Data entries:
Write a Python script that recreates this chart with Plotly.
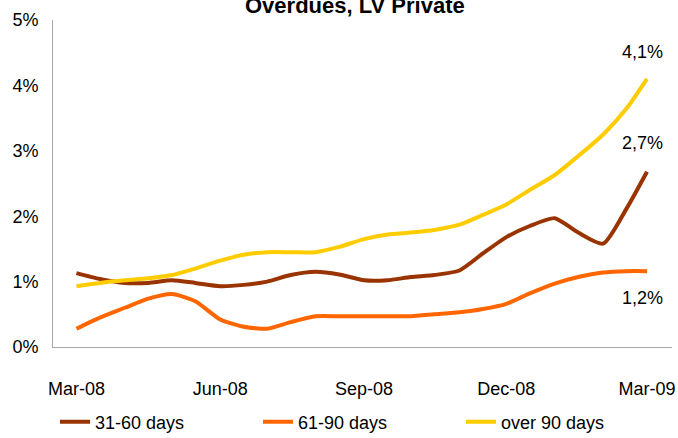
--
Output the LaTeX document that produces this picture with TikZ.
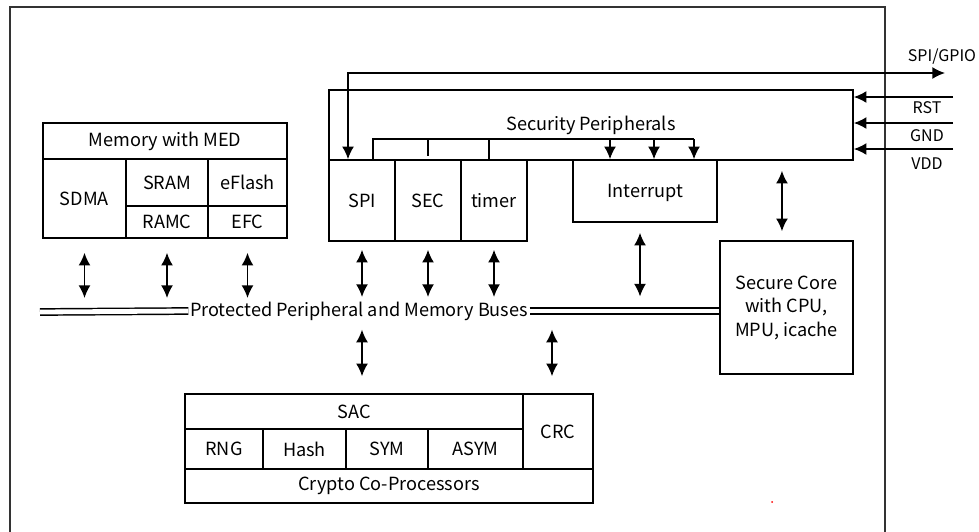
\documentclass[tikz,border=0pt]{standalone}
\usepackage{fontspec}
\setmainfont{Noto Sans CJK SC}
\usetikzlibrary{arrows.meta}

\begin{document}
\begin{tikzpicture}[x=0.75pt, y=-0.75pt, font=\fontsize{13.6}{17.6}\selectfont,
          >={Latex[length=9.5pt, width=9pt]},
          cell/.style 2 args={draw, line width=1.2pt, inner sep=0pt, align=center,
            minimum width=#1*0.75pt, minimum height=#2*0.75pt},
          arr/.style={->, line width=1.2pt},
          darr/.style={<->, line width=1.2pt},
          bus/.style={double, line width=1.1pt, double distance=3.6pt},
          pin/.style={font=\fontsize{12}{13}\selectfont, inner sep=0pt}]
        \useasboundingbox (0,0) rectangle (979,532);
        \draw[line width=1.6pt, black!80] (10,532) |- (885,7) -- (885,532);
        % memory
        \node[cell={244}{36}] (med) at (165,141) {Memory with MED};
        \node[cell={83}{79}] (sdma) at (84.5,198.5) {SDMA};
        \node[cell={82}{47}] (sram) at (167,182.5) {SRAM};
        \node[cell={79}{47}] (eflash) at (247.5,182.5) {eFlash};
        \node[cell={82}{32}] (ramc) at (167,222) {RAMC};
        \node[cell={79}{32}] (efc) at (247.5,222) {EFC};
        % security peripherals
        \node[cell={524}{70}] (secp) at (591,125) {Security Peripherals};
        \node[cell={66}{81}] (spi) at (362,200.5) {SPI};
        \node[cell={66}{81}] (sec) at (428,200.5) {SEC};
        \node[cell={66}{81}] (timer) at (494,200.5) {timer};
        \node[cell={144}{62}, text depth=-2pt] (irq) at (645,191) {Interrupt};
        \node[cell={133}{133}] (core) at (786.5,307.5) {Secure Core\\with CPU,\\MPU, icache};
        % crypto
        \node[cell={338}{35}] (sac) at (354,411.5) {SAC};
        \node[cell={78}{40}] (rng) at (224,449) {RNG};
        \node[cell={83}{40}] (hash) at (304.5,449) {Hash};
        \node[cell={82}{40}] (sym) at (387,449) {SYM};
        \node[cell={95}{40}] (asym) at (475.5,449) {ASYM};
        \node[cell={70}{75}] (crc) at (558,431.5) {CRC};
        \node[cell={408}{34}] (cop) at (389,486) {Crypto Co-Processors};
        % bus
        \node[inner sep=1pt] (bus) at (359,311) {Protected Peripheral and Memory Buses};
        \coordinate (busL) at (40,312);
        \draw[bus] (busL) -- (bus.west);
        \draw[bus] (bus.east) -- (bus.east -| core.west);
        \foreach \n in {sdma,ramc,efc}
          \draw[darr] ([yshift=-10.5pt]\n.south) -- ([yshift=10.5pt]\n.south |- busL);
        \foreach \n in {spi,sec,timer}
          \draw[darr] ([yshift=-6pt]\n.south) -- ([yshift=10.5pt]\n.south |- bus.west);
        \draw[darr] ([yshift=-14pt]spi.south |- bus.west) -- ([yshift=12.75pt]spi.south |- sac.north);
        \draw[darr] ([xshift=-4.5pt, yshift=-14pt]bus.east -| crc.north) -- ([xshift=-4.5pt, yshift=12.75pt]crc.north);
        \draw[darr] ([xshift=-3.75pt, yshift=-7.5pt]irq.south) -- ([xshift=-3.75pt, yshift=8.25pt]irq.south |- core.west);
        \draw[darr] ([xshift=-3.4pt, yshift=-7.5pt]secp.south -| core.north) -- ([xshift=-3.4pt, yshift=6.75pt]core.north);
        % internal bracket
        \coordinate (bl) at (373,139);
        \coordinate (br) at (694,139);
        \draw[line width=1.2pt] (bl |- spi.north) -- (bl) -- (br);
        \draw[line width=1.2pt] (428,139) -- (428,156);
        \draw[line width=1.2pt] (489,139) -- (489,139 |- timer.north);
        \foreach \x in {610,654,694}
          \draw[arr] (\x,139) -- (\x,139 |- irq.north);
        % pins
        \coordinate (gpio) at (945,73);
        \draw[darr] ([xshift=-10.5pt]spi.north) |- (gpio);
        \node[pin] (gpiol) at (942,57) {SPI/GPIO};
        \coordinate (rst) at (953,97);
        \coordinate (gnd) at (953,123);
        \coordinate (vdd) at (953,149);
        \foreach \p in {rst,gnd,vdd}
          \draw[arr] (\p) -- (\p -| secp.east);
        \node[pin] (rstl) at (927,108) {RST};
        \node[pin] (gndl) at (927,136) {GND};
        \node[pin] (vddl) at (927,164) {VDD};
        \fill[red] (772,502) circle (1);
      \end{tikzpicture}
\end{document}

What the task asks:
Of the lines in the entries, how many include the word "this"? State only the number.

The reply:
2